An example: I have a close friend whose child is ill. At this point in my friend’s research and given the choices of her child, there’s not much that she can do to help her child heal. So in the midst of her child’s suffering and her own heartbreak, she has chosen to be as loving and constant a support as she can. This is where she finds her locus of control. She’s also aware that in order to show up as a loving support, she must take excellent care of herself and give herself regular breaks. Her own self-kindness and self-preservation become essential pieces of her child’s well-being. It doesn’t make it easy, but it brings relief and gives her a place to focus.
Finding your small hinge to move the big doors of stress.
I offer a few super simple but powerful ways to help you lower your stress levels and the damaging effects of chronic cortisol production.
- Extend compassion to yourself and others involved. Metta (loving-kindness) meditation brings ease and compassion to difficult situations. Just repeating the mantra “May I be healthy and strong; May I be happy; May I be free from suffering” is a way to support yourself during difficult times. Start by directing these wishes toward yourself, then direct the thoughts toward others who are suffering: the presidential candidate from an opposing political party, the woman who just honked at you, your kid’s unreasonable coach. Here’s a good article about loving kindness meditation here.
- Acknowledge that your teacher often comes in the form of difficulty. Look for what you are learning. For example, a critical boss or parent is teaching you to find your voice and stand up for yourself. Your demanding girlfriend is teaching you to set your own boundaries.
- In the midst of difficulty, watch your self-talk. Telling yourself “I’m so overwhelmed” or “This is so hard” may be absolutely honest, but don’t stop there. Tack on, “I am stronger than I know” or “I got this.” Carefully catch and replace defeatist self-talk. Feel your body relax in response to your own encouragement.

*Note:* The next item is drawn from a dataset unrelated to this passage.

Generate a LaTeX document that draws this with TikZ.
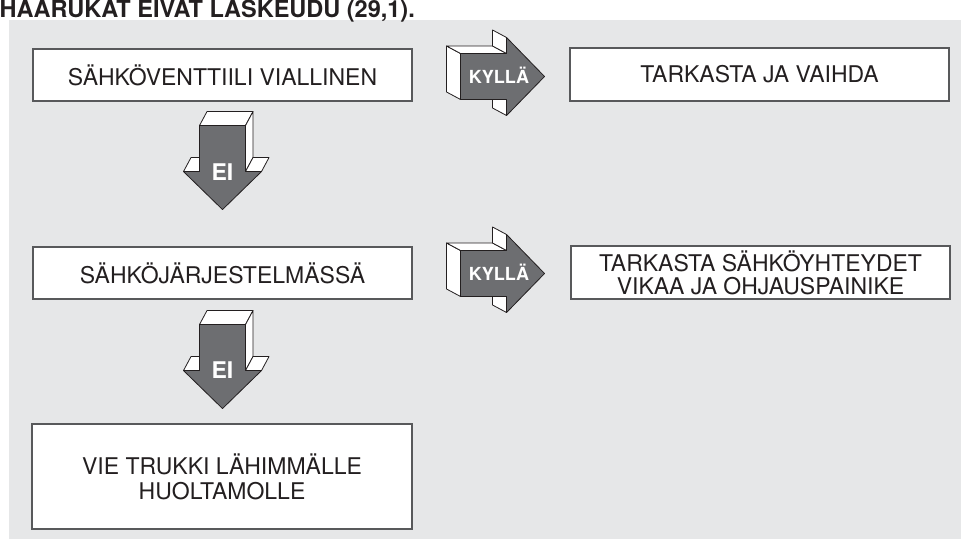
\documentclass[tikz,border=0pt]{standalone}
\usepackage{fontspec}
\setmainfont{TeX Gyre Heros}
\usepackage{tikz}
\usetikzlibrary{calc,positioning}
\usepackage{xcolor}
\definecolor{fcInk}{HTML}{231F20}
\definecolor{fcBack}{HTML}{E6E7E8}
\definecolor{fcLine}{HTML}{58595B}
\definecolor{fcArrow}{HTML}{6D6E71}
\tikzset{
  boksi/.style={draw=fcLine, fill=white, line width=1.1pt, inner sep=0pt, align=center, text=fcInk, font=\fontsize{23}{25}\selectfont},
  sivu/.style={draw=fcInk, fill=white, line width=0.8pt, line join=round},
  etu/.style={draw=fcInk, fill=fcArrow, line width=0.8pt, line join=round},
  nuolit/.style={text=white, inner sep=0pt, font=\bfseries\fontsize{18}{20}\selectfont},
  pics/blokki/.style={code={
    % sivupinnat
    \filldraw[sivu] (0,-23) -- (0,23) -- (-14,15.5) -- (-14,-30.5) -- cycle;
    \filldraw[sivu] (0,-23) -- (46,-23) -- (32,-30.5) -- (-14,-30.5) -- cycle;
    \filldraw[sivu] (46,-23) -- (46,-39) -- (32,-46.5) -- (32,-30.5) -- cycle;
    \filldraw[sivu] (46,23) -- (46,39) -- (32,31.5) -- (32,15.5) -- cycle;
    % etupinta
    \filldraw[etu] (0,-23) -- (46,-23) -- (46,-39) -- (84,0) -- (46,39) -- (46,23) -- (0,23) -- cycle;
  }},
}
\begin{document}
\begin{tikzpicture}[x=1pt,y=-1pt]
  \useasboundingbox (0,0) rectangle (961,539);
  \fill[fcBack] (9,20) rectangle (961,539);
  \node[anchor=base west, inner sep=0pt, text=fcInk, font=\bfseries\fontsize{23.5}{26}\selectfont] (otsikko) at (-0.5,17) {HAARUKAT EIVÄT LASKEUDU (29,1).};
  % vasen sarake
  \node[boksi, minimum width=379pt, minimum height=52pt] (venttiili) at (222.5,75) {SÄHKÖVENTTIILI VIALLINEN};
  \node[boksi, minimum width=379pt, minimum height=52pt] (sahko) at (222.5,273) {SÄHKÖJÄRJESTELMÄSSÄ};
  \node[boksi, minimum width=380pt, minimum height=105pt] (huolto) at (222,476.5) {VIE TRUKKI LÄHIMMÄLLE\\HUOLTAMOLLE};
  % oikea sarake
  \node[boksi, minimum width=379pt, minimum height=53pt] (vaihda) at (759.5,74.5) {TARKASTA JA VAIHDA};
  \node[boksi, minimum width=379pt, minimum height=53pt, font=\fontsize{23}{23}\selectfont] (tarkasta) at (760.5,272.5) {TARKASTA SÄHKÖYHTEYDET\\VIKAA JA OHJAUSPAINIKE};
  % nuolet
  \pic[rotate=-90] at ($(venttiili.south)+(0,24)$) {blokki};
  \pic[rotate=-90] at ($(sahko.south)+(0,25)$) {blokki};
  \pic at ($(venttiili.east)+(48,1.5)$) {blokki};
  \pic at ($(sahko.east)+(48,0.5)$) {blokki};
  \node[nuolit, font=\bfseries\fontsize{23}{25}\selectfont] (ei1) at ($(venttiili.south)+(0,71)$) {EI};
  \node[nuolit, font=\bfseries\fontsize{23}{25}\selectfont] (ei2) at ($(sahko.south)+(0,71)$) {EI};
  \node[nuolit] (kylla1) at ($(venttiili.east)+(86.5,0)$) {KYLLÄ};
  \node[nuolit] (kylla2) at ($(sahko.east)+(86.5,-0.5)$) {KYLLÄ};
\end{tikzpicture}
\end{document}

- Unplug and concentrate on one of your bodily senses. Even a 5 minute break to be in the present moment, rather than in your scary thoughts, can put your body into a restorative parasympathetic mode. You can focus on your breathing, or one of your senses. For example, focus on sense of touch: without moving, try to feel your feet, your individual toes, where your hair is touching your face or neck, etc). My personal favorite is to concentrate on my sense of hearing. Usually even in the silence, there are layers of sounds that rise to my attention when I’m quiet and focused. Focusing on your senses AND thinking stressful thoughts cannot happen at the same time.
- Read, watch or listen to something that elevates you. Immerse yourself in ideas that are bigger than your current troubles. Or read the words of courageous people. Have you seen the new movie I am Malala? Picked up Elizabeth Gilbert’s Big Magic? Things that inspire you help draw you out of a perspective that is limiting and helpless. Oprah’s got a new series starting Sunday night (10/18/16) called Belief.
- Talk to yourself. And when you do it, use your own first name and throw in an affirmation or two. This article from Psychology Today discusses a series of studies that demonstrate the impact of using one’s own name when talking to oneself. People who use their own names soothe their amygdalas and escape their own egocentric viewpoints. Interesting, huh? In addition, making positive statements ( i.e.,”I am a excellent candidate for this job”) broadens our perspective. The article refers to this as cognitive expansion. I want some of that!
All of us can do any of these things. Don’t wait until you’re stressed to do them. Build stress-reducing habits by practicing in times of ease. Play with one or two that resonate with you. And think of how powerfully you’re balancing your hormones as you do.
So yes, eat kale. Eat organic whole foods. This eliminates the stress of poor fuel.
We want to eliminate and reduce the stressors we can. Then our work is to subtly revise our responses to the stressors that remain. Small hinges move big doors.
Sending love and wishes for a stress-reduced weekend.
Laura
Thanks Laura for this thoughtful and research-based insight into coping with stress, even of the day to day kind. I just read your post at a moment on Sunday when, for some reason, I was probably feeling a rush of cortisol — and I’m definitely not in a flight-or-fight mode. Your post was a good reminder of the ways I can regulate some of those feelings, calm myself, get some perspective.